Венгерский физик Лео Сциллард (родившийся за два года до смены столетия) еще в молодости пострадал от политических треволнений. Не прошло и года его учебы в Технической академии, как он был призван на военную службу. Война складывалась неудачно для держав Тройственного Союза, но императорские и королевские офицеры все еще продолжали муштровать рекрутов так же сурово, как и в годы больших императорских смотров. Это навсегда внушило Сцилларду глубокое отвращение ко всему военному. Перипетии гражданской войны в Венгрии заставили Сцилларда, пытавшегося после демобилизации продолжать свое образование в Будапеште, перебраться в Берлин. Здесь он поступил в Техническую академию в Шарлоттенбурге, а на следующий год перевелся в университет. В то время в германской столице работали и преподавали Эйнштейн, Нернст, фон Лауэ и Планк. Под их влиянием Сциллард, намеревавшийся сначала стать подобно своему отцу гражданским инженером, отдал все же предпочтение теоретической физике. Живой, с богатым воображением молодой ученый вскоре начал работать в избранной им области деятельности сначала как ассистент у фон Лауэ, а затем как внештатный лектор в Институте кайзера Вильгельма.

Когда Гитлер пришел к власти, Сциллард вначале уехал в Вену. Пробыв в Вене шесть недель, он перебрался в Англию. Сциллард обладал удивительной способностью, опираясь на факты сегодняшнего дня, методом дедукции предугадывать будущие события. Он понимал, что рано или поздно Австрия будет захвачена нацистами.

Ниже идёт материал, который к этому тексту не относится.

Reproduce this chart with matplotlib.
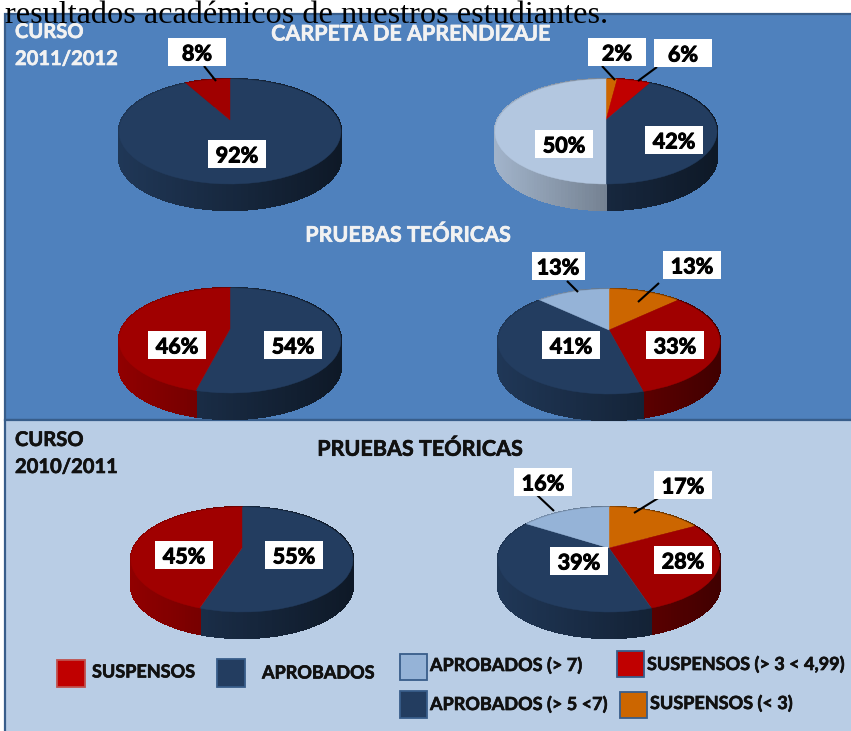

Осенью 1933 г. на годичном собрании Британской ассоциации лорд Розерфорд произнес речь, в которой заметил, что люди, толкующие о получении атомной энергии в больших масштабах, «говорят вздор». «Его слова заставили меня задуматься над этой проблемой, — вспоминает Сциллард, — и в октябре 1933 г. мне пришла в голову мысль, что цепная реакция могла бы стать реальностью, если бы удалось найти элемент, который, поглощая один нейтрон, эмитировал бы два других. Сначала мне казалось, что таким элементом может быть бериллий, затем — некоторые другие элементы, включая и уран. Но по тем или иным причинам критический эксперимент так и не был мной осуществлен».